⟨

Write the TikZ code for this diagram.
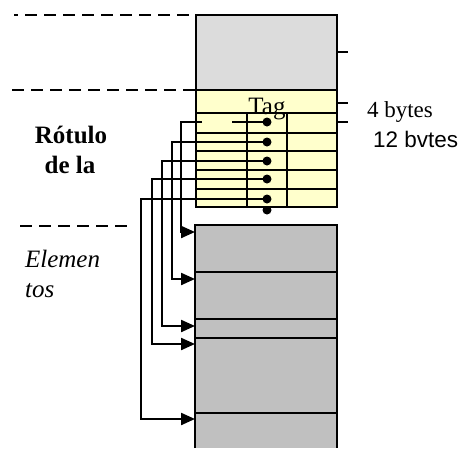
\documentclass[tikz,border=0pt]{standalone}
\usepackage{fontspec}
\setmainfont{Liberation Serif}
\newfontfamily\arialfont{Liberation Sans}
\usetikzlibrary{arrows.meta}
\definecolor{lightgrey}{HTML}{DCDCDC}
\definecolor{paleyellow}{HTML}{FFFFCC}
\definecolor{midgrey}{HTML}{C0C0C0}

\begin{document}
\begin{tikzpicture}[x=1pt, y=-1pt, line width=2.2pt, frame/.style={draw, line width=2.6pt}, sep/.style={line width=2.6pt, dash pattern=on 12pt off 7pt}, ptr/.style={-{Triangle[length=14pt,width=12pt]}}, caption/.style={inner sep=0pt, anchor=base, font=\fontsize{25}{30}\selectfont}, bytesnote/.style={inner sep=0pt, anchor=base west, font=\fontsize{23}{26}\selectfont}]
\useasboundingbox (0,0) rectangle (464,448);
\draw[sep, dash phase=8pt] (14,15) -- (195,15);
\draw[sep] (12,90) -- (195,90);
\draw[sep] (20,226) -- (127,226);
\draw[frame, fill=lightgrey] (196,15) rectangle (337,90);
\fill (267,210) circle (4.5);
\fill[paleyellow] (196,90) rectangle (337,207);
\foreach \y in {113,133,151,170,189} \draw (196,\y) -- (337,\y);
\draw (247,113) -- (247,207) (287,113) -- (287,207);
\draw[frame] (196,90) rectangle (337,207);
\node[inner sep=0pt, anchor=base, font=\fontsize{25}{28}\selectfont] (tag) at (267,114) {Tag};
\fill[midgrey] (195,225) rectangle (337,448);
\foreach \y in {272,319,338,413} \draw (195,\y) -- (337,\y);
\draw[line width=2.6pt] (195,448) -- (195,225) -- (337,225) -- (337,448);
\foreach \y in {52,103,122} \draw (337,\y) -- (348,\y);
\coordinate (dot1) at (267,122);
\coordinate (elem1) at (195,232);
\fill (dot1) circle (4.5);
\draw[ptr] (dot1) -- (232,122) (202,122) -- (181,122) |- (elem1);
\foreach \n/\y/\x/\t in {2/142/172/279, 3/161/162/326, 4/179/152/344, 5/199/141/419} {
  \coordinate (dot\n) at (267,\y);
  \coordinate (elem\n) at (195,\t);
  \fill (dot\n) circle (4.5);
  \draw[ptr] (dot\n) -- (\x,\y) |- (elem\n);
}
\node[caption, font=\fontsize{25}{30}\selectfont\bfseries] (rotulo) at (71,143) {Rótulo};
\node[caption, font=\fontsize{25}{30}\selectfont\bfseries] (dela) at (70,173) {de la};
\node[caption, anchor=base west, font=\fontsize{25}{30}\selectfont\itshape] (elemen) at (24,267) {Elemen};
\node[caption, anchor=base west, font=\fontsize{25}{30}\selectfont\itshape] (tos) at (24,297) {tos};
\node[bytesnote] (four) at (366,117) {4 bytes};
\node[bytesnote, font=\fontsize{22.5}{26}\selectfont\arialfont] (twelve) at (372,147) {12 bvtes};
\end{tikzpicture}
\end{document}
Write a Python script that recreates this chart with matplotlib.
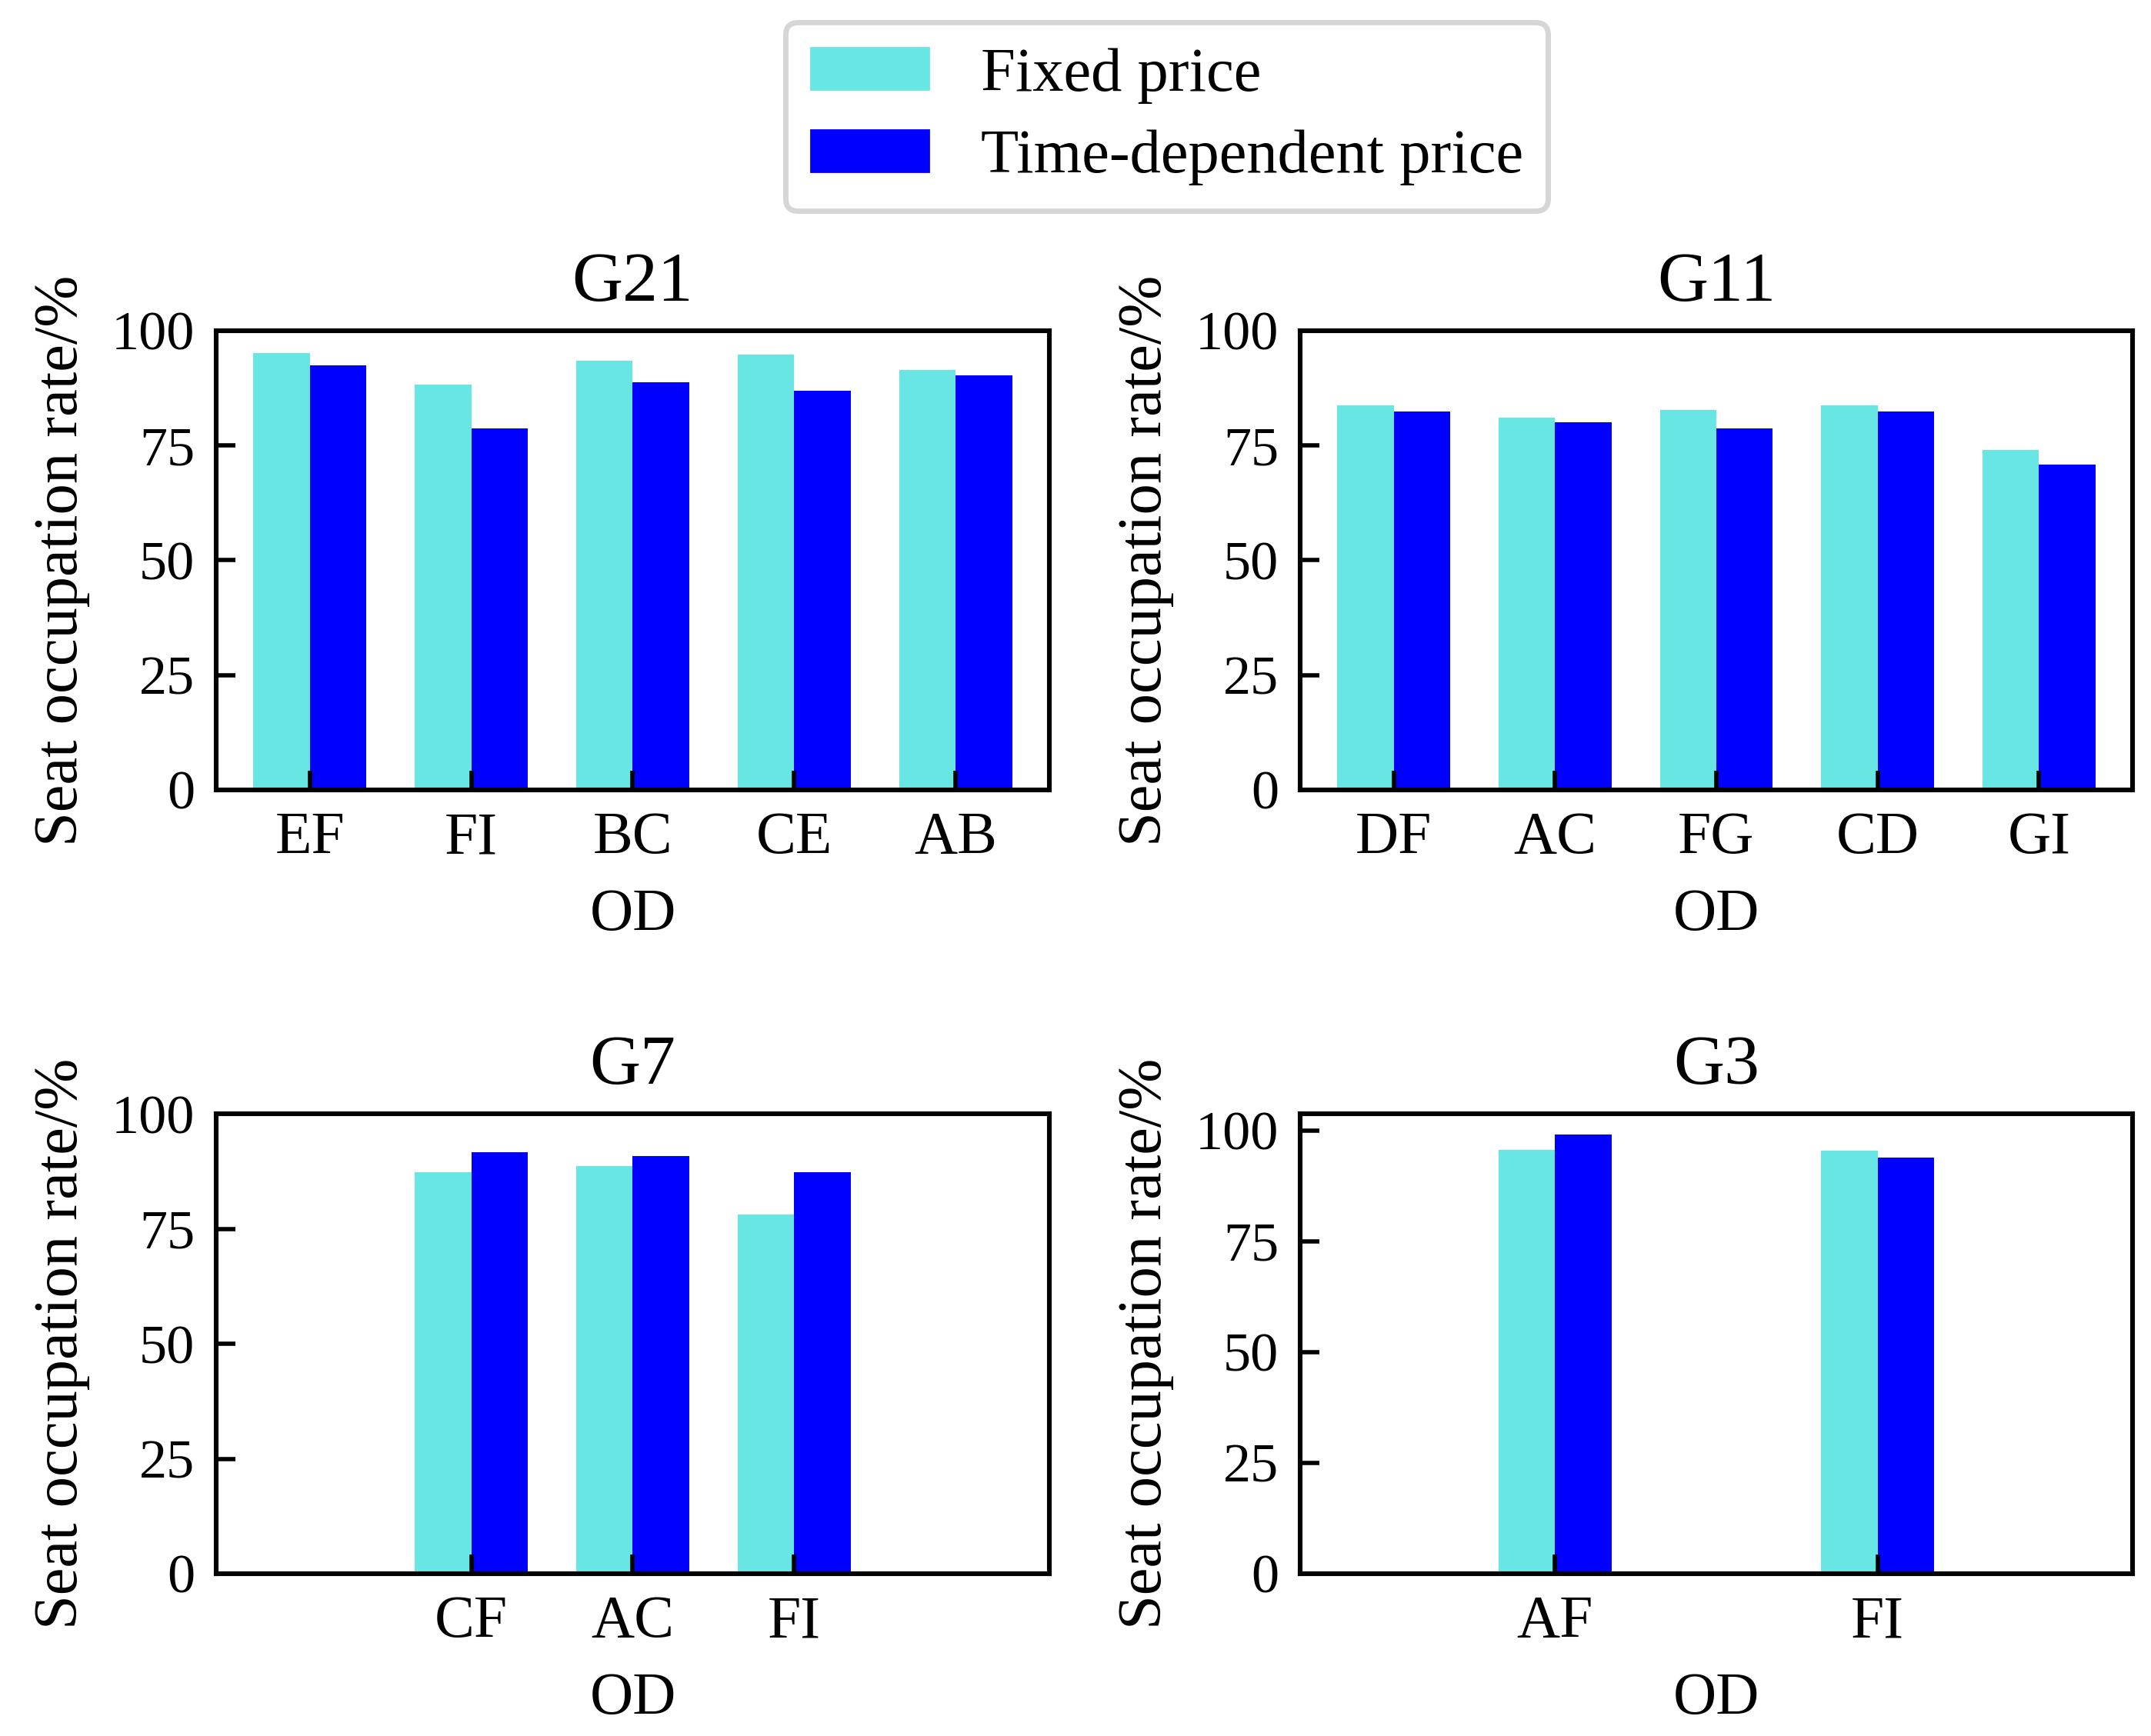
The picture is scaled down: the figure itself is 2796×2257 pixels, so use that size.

⟩

Your objective: Skip the pictures, then retype every line above exactly.

The reply:
Write the TikZ code for this diagram.
\documentclass[tikz,border=0pt]{standalone}
\usepackage{fontspec}
\setmainfont{Liberation Serif}
\newfontfamily\arialfont{Liberation Sans}
\usetikzlibrary{arrows.meta}
\definecolor{lightgrey}{HTML}{DCDCDC}
\definecolor{paleyellow}{HTML}{FFFFCC}
\definecolor{midgrey}{HTML}{C0C0C0}

\begin{document}
\begin{tikzpicture}[x=1pt, y=-1pt, line width=2.2pt, frame/.style={draw, line width=2.6pt}, sep/.style={line width=2.6pt, dash pattern=on 12pt off 7pt}, ptr/.style={-{Triangle[length=14pt,width=12pt]}}, caption/.style={inner sep=0pt, anchor=base, font=\fontsize{25}{30}\selectfont}, bytesnote/.style={inner sep=0pt, anchor=base west, font=\fontsize{23}{26}\selectfont}]
\useasboundingbox (0,0) rectangle (464,448);
\draw[sep, dash phase=8pt] (14,15) -- (195,15);
\draw[sep] (12,90) -- (195,90);
\draw[sep] (20,226) -- (127,226);
\draw[frame, fill=lightgrey] (196,15) rectangle (337,90);
\fill (267,210) circle (4.5);
\fill[paleyellow] (196,90) rectangle (337,207);
\foreach \y in {113,133,151,170,189} \draw (196,\y) -- (337,\y);
\draw (247,113) -- (247,207) (287,113) -- (287,207);
\draw[frame] (196,90) rectangle (337,207);
\node[inner sep=0pt, anchor=base, font=\fontsize{25}{28}\selectfont] (tag) at (267,114) {Tag};
\fill[midgrey] (195,225) rectangle (337,448);
\foreach \y in {272,319,338,413} \draw (195,\y) -- (337,\y);
\draw[line width=2.6pt] (195,448) -- (195,225) -- (337,225) -- (337,448);
\foreach \y in {52,103,122} \draw (337,\y) -- (348,\y);
\coordinate (dot1) at (267,122);
\coordinate (elem1) at (195,232);
\fill (dot1) circle (4.5);
\draw[ptr] (dot1) -- (232,122) (202,122) -- (181,122) |- (elem1);
\foreach \n/\y/\x/\t in {2/142/172/279, 3/161/162/326, 4/179/152/344, 5/199/141/419} {
  \coordinate (dot\n) at (267,\y);
  \coordinate (elem\n) at (195,\t);
  \fill (dot\n) circle (4.5);
  \draw[ptr] (dot\n) -- (\x,\y) |- (elem\n);
}
\node[caption, font=\fontsize{25}{30}\selectfont\bfseries] (rotulo) at (71,143) {Rótulo};
\node[caption, font=\fontsize{25}{30}\selectfont\bfseries] (dela) at (70,173) {de la};
\node[caption, anchor=base west, font=\fontsize{25}{30}\selectfont\itshape] (elemen) at (24,267) {Elemen};
\node[caption, anchor=base west, font=\fontsize{25}{30}\selectfont\itshape] (tos) at (24,297) {tos};
\node[bytesnote] (four) at (366,117) {4 bytes};
\node[bytesnote, font=\fontsize{22.5}{26}\selectfont\arialfont] (twelve) at (372,147) {12 bvtes};
\end{tikzpicture}
\end{document}
Write a Python script that recreates this chart with matplotlib.
The picture is scaled down: the figure itself is 2796×2257 pixels, so use that size.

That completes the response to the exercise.